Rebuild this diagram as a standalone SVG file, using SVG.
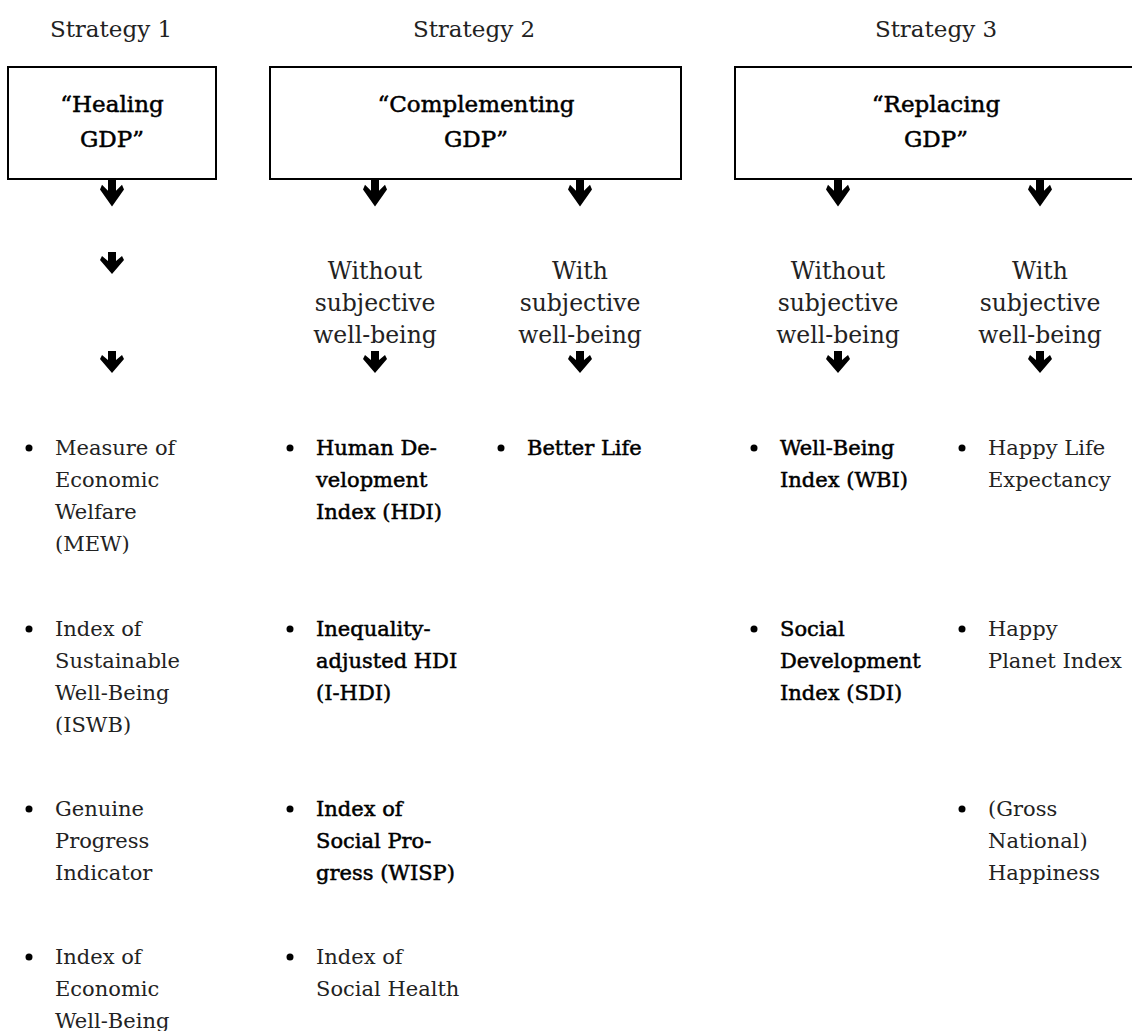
<svg xmlns="http://www.w3.org/2000/svg" xmlns:xlink="http://www.w3.org/1999/xlink" width="1132" height="1031" viewBox="0 0 1132 1031">
<style>
text{font-family:"DejaVu Serif","Liberation Serif",serif;fill:#222}
.lab{font-size:23px;text-anchor:middle}
.title{font-size:23px;text-anchor:middle;fill:#000;stroke:#000;stroke-width:0.5}
.sub{font-size:23.5px;text-anchor:middle}
.it{font-size:21px}
.b{fill:#000;stroke:#000;stroke-width:0.5}
.box{fill:none;stroke:#000;stroke-width:2}
.dot{fill:#000}
</style>
<defs>
<path id="arr" d="M-4,0 H4 V9 L10,4 L12,8 L0,22 L-12,8 L-10,4 L-4,9 Z" fill="#000"/>
</defs>
<rect width="1132" height="1031" fill="#fff"/>

<g id="strategy1">
<text class="lab" x="111" y="37">Strategy 1</text>
<rect class="box" x="8" y="67" width="208" height="112"/>
<text class="title" x="112" y="112">“Healing</text>
<text class="title" x="112" y="147">GDP”</text>
</g>
<g id="strategy2">
<text class="lab" x="474" y="37">Strategy 2</text>
<rect class="box" x="270" y="67" width="411" height="112"/>
<text class="title" x="476" y="112">“Complementing</text>
<text class="title" x="476" y="147">GDP”</text>
</g>
<g id="strategy3">
<text class="lab" x="936" y="37">Strategy 3</text>
<path class="box" d="M1140,67 H735 V179 H1140"/>
<text class="title" x="936" y="112">“Replacing</text>
<text class="title" x="936" y="147">GDP”</text>
</g>

<g id="sub2a">
<text class="sub" x="375" y="279">Without</text>
<text class="sub" x="375" y="311">subjective</text>
<text class="sub" x="375" y="343">well-being</text>
</g>
<g id="sub2b">
<text class="sub" x="580" y="279">With</text>
<text class="sub" x="580" y="311">subjective</text>
<text class="sub" x="580" y="343">well-being</text>
</g>
<g id="sub3a">
<text class="sub" x="838" y="279">Without</text>
<text class="sub" x="838" y="311">subjective</text>
<text class="sub" x="838" y="343">well-being</text>
</g>
<g id="sub3b">
<text class="sub" x="1040" y="279">With</text>
<text class="sub" x="1040" y="311">subjective</text>
<text class="sub" x="1040" y="343">well-being</text>
</g>

<g id="connectors">
<use xlink:href="#arr" href="#arr" transform="translate(112,180) scale(1,1.2)"/>
<use xlink:href="#arr" href="#arr" transform="translate(112,252)"/>
<use xlink:href="#arr" href="#arr" transform="translate(112,351)"/>
<use xlink:href="#arr" href="#arr" transform="translate(375,180) scale(1,1.2)"/>
<use xlink:href="#arr" href="#arr" transform="translate(580,180) scale(1,1.2)"/>
<use xlink:href="#arr" href="#arr" transform="translate(838,180) scale(1,1.2)"/>
<use xlink:href="#arr" href="#arr" transform="translate(1040,180) scale(1,1.2)"/>
<use xlink:href="#arr" href="#arr" transform="translate(375,351)"/>
<use xlink:href="#arr" href="#arr" transform="translate(580,351)"/>
<use xlink:href="#arr" href="#arr" transform="translate(838,351)"/>
<use xlink:href="#arr" href="#arr" transform="translate(1040,351)"/>
</g>

<g id="col1">
<circle class="dot" cx="29" cy="448" r="3.5"/>
<text class="it" x="55" y="455">Measure of</text>
<text class="it" x="55" y="487">Economic</text>
<text class="it" x="55" y="519">Welfare</text>
<text class="it" x="55" y="551">(MEW)</text>
<circle class="dot" cx="29" cy="629" r="3.5"/>
<text class="it" x="55" y="636">Index of</text>
<text class="it" x="55" y="668">Sustainable</text>
<text class="it" x="55" y="700">Well-Being</text>
<text class="it" x="55" y="732">(ISWB)</text>
<circle class="dot" cx="29" cy="809" r="3.5"/>
<text class="it" x="55" y="816">Genuine</text>
<text class="it" x="55" y="848">Progress</text>
<text class="it" x="55" y="880">Indicator</text>
<circle class="dot" cx="29" cy="957" r="3.5"/>
<text class="it" x="55" y="964">Index of</text>
<text class="it" x="55" y="996">Economic</text>
<text class="it" x="55" y="1028">Well-Being</text>
</g>

<g id="col2a">
<circle class="dot" cx="290" cy="448" r="3.5"/>
<text class="it b" x="316" y="455">Human De-</text>
<text class="it b" x="316" y="487">velopment</text>
<text class="it b" x="316" y="519">Index (HDI)</text>
<circle class="dot" cx="290" cy="629" r="3.5"/>
<text class="it b" x="316" y="636">Inequality-</text>
<text class="it b" x="316" y="668">adjusted HDI</text>
<text class="it b" x="316" y="700">(I-HDI)</text>
<circle class="dot" cx="290" cy="809" r="3.5"/>
<text class="it b" x="316" y="816">Index of</text>
<text class="it b" x="316" y="848">Social Pro-</text>
<text class="it b" x="316" y="880">gress (WISP)</text>
<circle class="dot" cx="290" cy="957" r="3.5"/>
<text class="it" x="316" y="964">Index of</text>
<text class="it" x="316" y="996">Social Health</text>
</g>

<g id="col2b">
<circle class="dot" cx="501" cy="448" r="3.5"/>
<text class="it b" x="527" y="455">Better Life</text>
</g>

<g id="col3a">
<circle class="dot" cx="754" cy="448" r="3.5"/>
<text class="it b" x="780" y="455">Well-Being</text>
<text class="it b" x="780" y="487">Index (WBI)</text>
<circle class="dot" cx="754" cy="629" r="3.5"/>
<text class="it b" x="780" y="636">Social</text>
<text class="it b" x="780" y="668">Development</text>
<text class="it b" x="780" y="700">Index (SDI)</text>
</g>

<g id="col3b">
<circle class="dot" cx="962" cy="448" r="3.5"/>
<text class="it" x="988" y="455">Happy Life</text>
<text class="it" x="988" y="487">Expectancy</text>
<circle class="dot" cx="962" cy="629" r="3.5"/>
<text class="it" x="988" y="636">Happy</text>
<text class="it" x="988" y="668">Planet Index</text>
<circle class="dot" cx="962" cy="809" r="3.5"/>
<text class="it" x="988" y="816">(Gross</text>
<text class="it" x="988" y="848">National)</text>
<text class="it" x="988" y="880">Happiness</text>
</g>
</svg>
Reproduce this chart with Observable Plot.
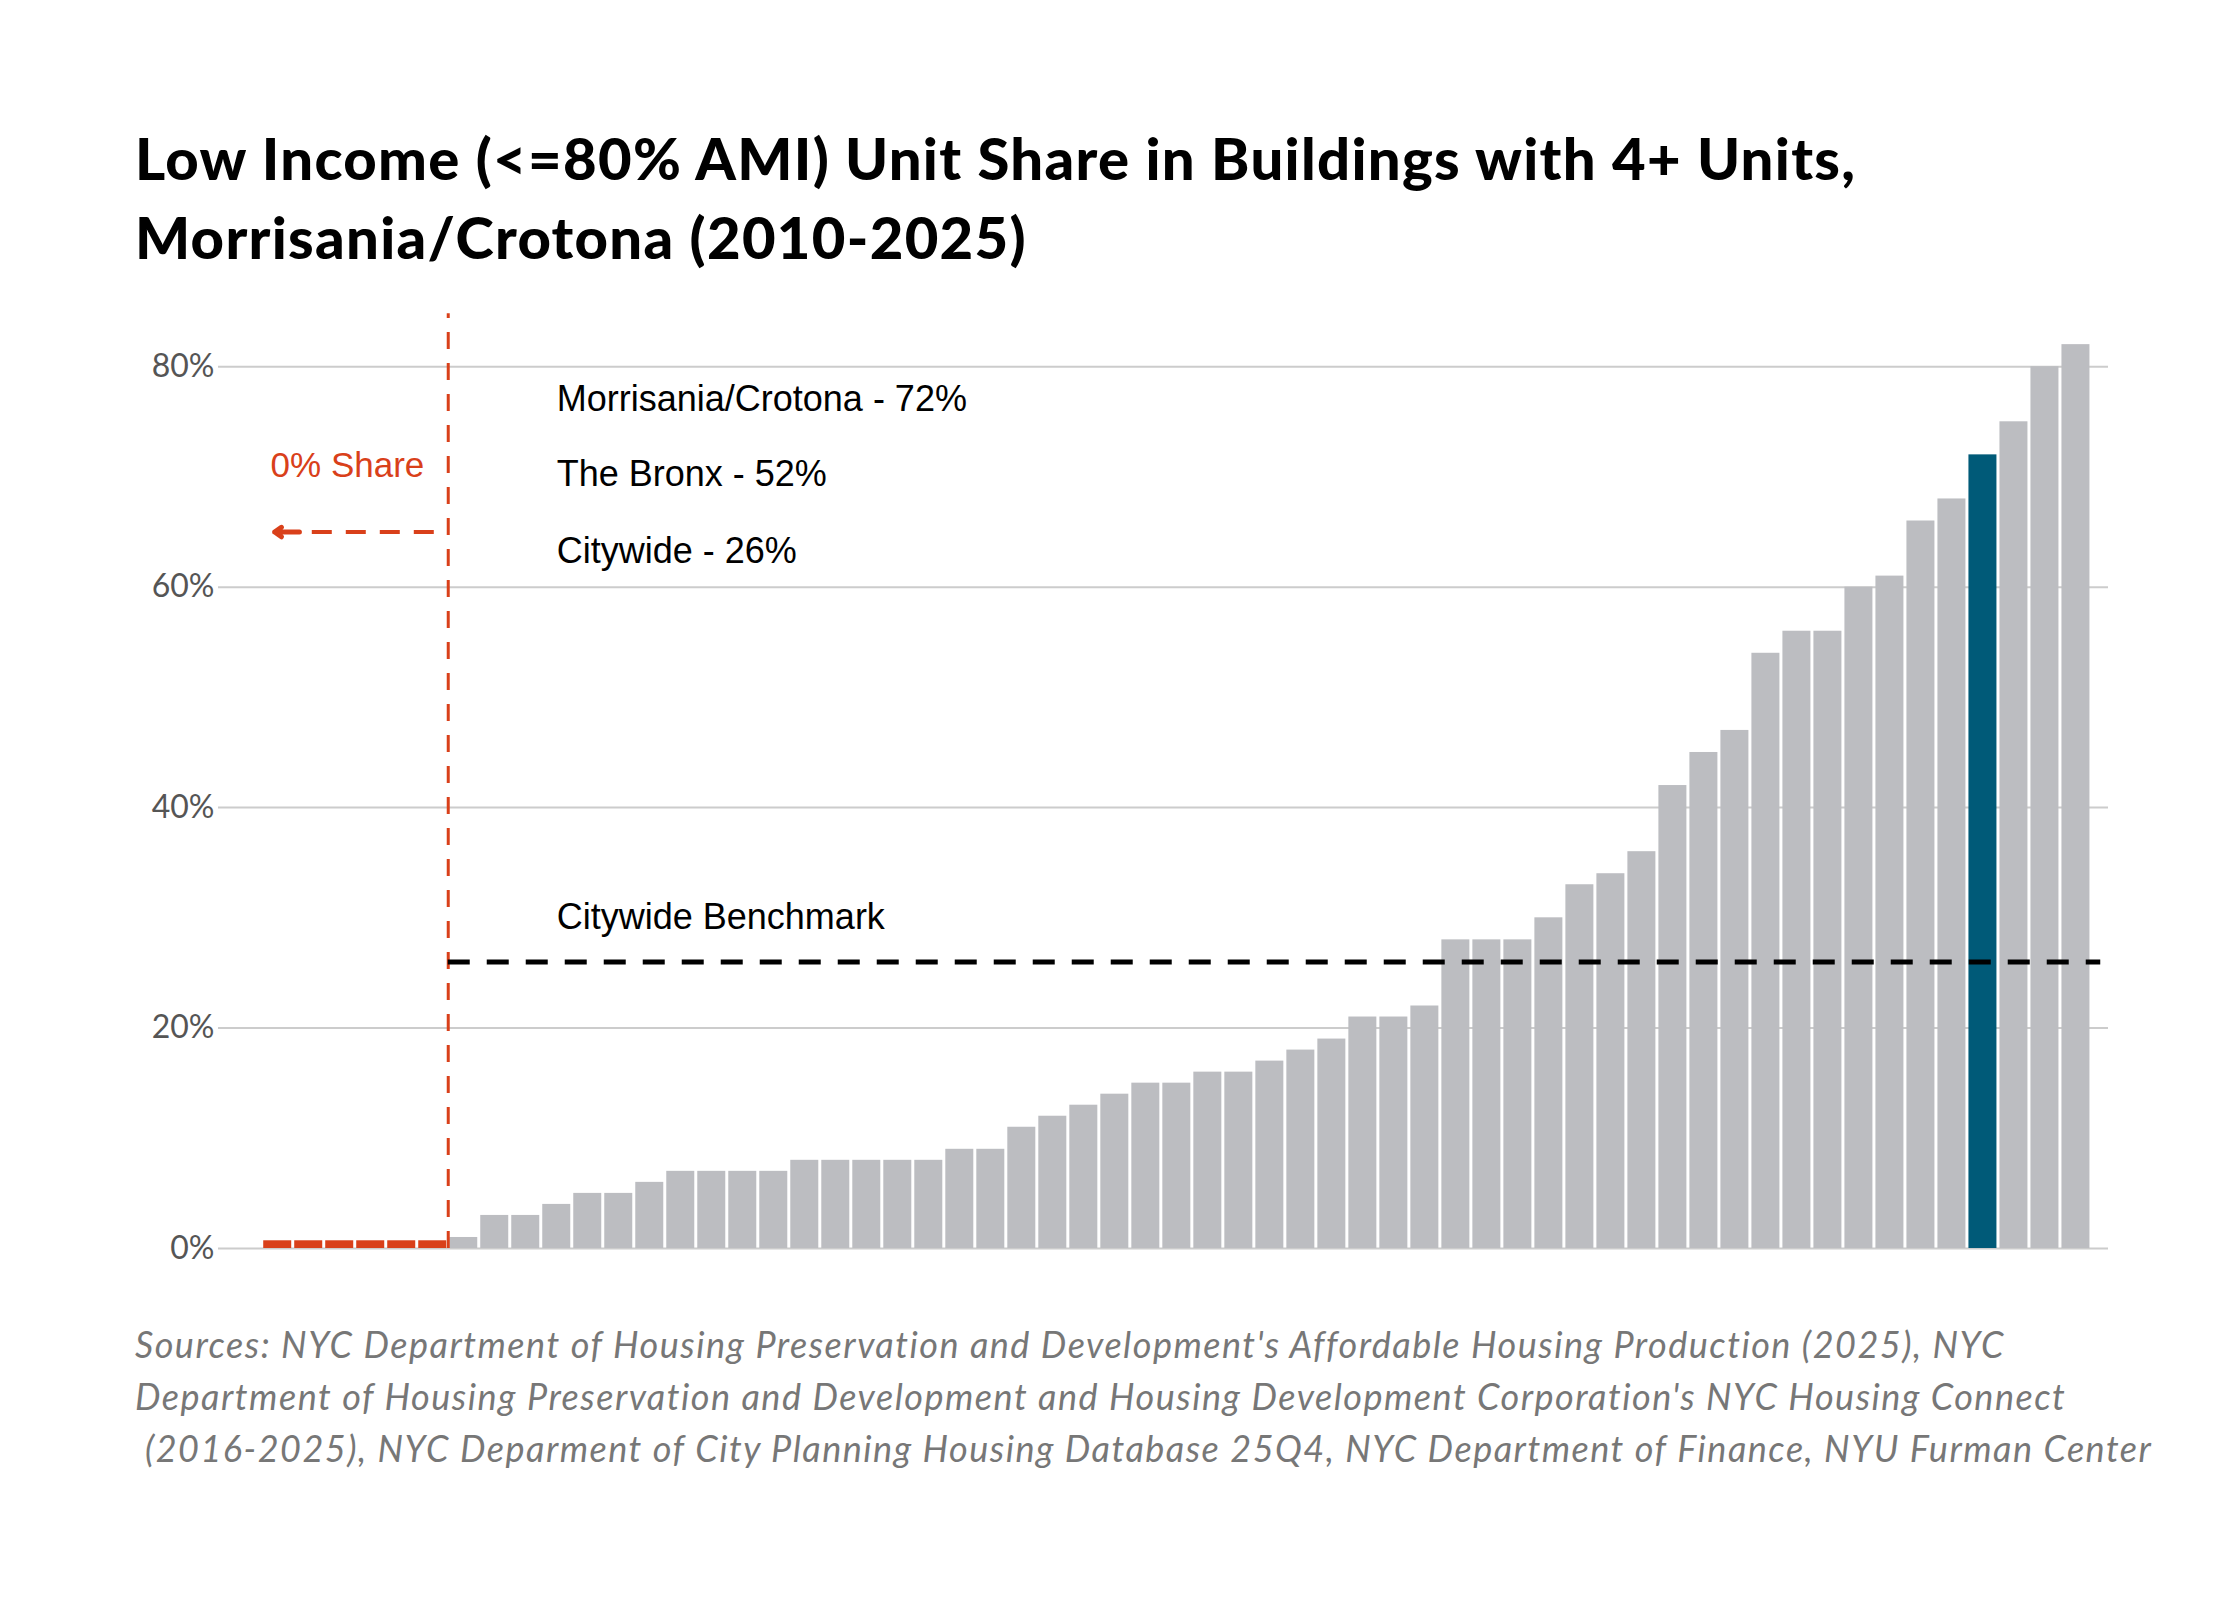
<!DOCTYPE html>
<html><head><meta charset="utf-8">
<script src="https://cdn.jsdelivr.net/npm/d3@7"></script>
<script src="https://cdn.jsdelivr.net/npm/@observablehq/plot@0.6"></script>
<style>
body{margin:0;background:#fff;width:2240px;}
#title{font-family:Lato,"Open Sans",sans-serif;font-weight:900;font-size:58px;letter-spacing:1.3px;line-height:79px;color:#000;padding:118px 0 0 135px;height:150px;}
#cap{font-family:Lato,"Open Sans",sans-serif;font-style:italic;font-size:36px;letter-spacing:1.5px;line-height:52px;color:#777;padding:60px 0 0 135px;white-space:pre;}
</style></head><body>
<div id="title">Low Income (&lt;=80% AMI) Unit Share in Buildings with 4+ Units,<br>Morrisania/Crotona (2010-2025)</div>
<div id="chart"></div>
<div id="cap">Sources: NYC Department of Housing Preservation and Development's Affordable Housing Production (2025), NYC
Department of Housing Preservation and Development and Housing Development Corporation's NYC Housing Connect
 (2016-2025), NYC Deparment of City Planning Housing Database 25Q4, NYC Department of Finance, NYU Furman Center</div>
<script>
const zeroCount = 6;
const shares = [1,3,3,4,5,5,6,7,7,7,7,8,8,8,8,8,9,9,11,12,13,14,15,15,16,16,17,18,19,21,21,22,28,28,28,30,33,34,36,42,45,47,54,56,56,60,61,66,68,72,75,80,82];
const highlightValue = 72;
const benchmark = 26;
const yTicks = [0,20,40,60,80];
const notes = [{t:"Morrisania/Crotona - 72%", y:77},{t:"The Bronx - 52%", y:70.2},{t:"Citywide - 26%", y:63.2},{t:"Citywide Benchmark", y:30}];

const zeros = d3.range(zeroCount).map(i => ({i, v:0.7}));
const bars = shares.map((v,k) => ({i: zeroCount + k, v, hi: v === highlightValue}));
const n = zeroCount + shares.length;
const RED = "#d9401a";
const ANN = "Liberation Sans, Arial, sans-serif";

const chart = Plot.plot({
  width: 2240, height: 990,
  marginLeft: 218, marginRight: 132, marginTop: 10, marginBottom: 10,
  x: {domain: [-1.41, n + 0.55], axis: null},
  y: {domain: [0, 88], label: null},
  style: {fontFamily: "Lato, sans-serif", fontSize: "32px", color: "#555", overflow: "visible"},
  marks: [
    Plot.gridY(yTicks, {stroke: "#ccc", strokeOpacity: 1, strokeWidth: 2}),
    Plot.axisY(yTicks, {tickSize: 0, tickFormat: d => d + "%", fontSize: 32, fill: "#555", tickPadding: 4}),
    Plot.rectY(bars, {x1: d => d.i, x2: d => d.i + 1, y: "v", fill: d => d.hi ? "#005a78" : "#bcbdc1", insetLeft: 1.5, insetRight: 1.5}),
    Plot.rectY(zeros, {x1: d => d.i, x2: d => d.i + 1, y: "v", fill: RED, insetLeft: 1.5, insetRight: 1.5}),
    Plot.ruleX([zeroCount], {y1: 0, y2: 84.8, stroke: RED, strokeWidth: 3, strokeDasharray: "17,14"}),
    Plot.ruleY([benchmark], {x1: zeroCount, x2: n + 0.3, stroke: "#000", strokeWidth: 5, strokeDasharray: "22,17"}),
    Plot.ruleY([65], {x1: 5.55, x2: 0.9, stroke: RED, strokeWidth: 4, strokeDasharray: "20,14"}),
    Plot.arrow([{a:1.2, b:0.4, y:65}], {x1:"a", x2:"b", y1:"y", y2:"y", stroke: RED, strokeWidth: 5, headLength: 22, headAngle: 70}),
    Plot.text(["0% Share"], {x: 2.75, y: 71, fill: RED, fontSize: 35, fontFamily: ANN}),
    Plot.text(notes, {x: 9.5, y: "y", text: "t", textAnchor: "start", fill: "#000", fontSize: 36, fontFamily: ANN})
  ]
});
document.getElementById("chart").append(chart);
</script>
</body></html>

== WHAT TO WORK ON ==
List every line above that contains the word "this".

== OUTPUT OF THE TASK ==
Rebuild this diagram as a standalone SVG file, using SVG.
Reproduce this chart with Observable Plot.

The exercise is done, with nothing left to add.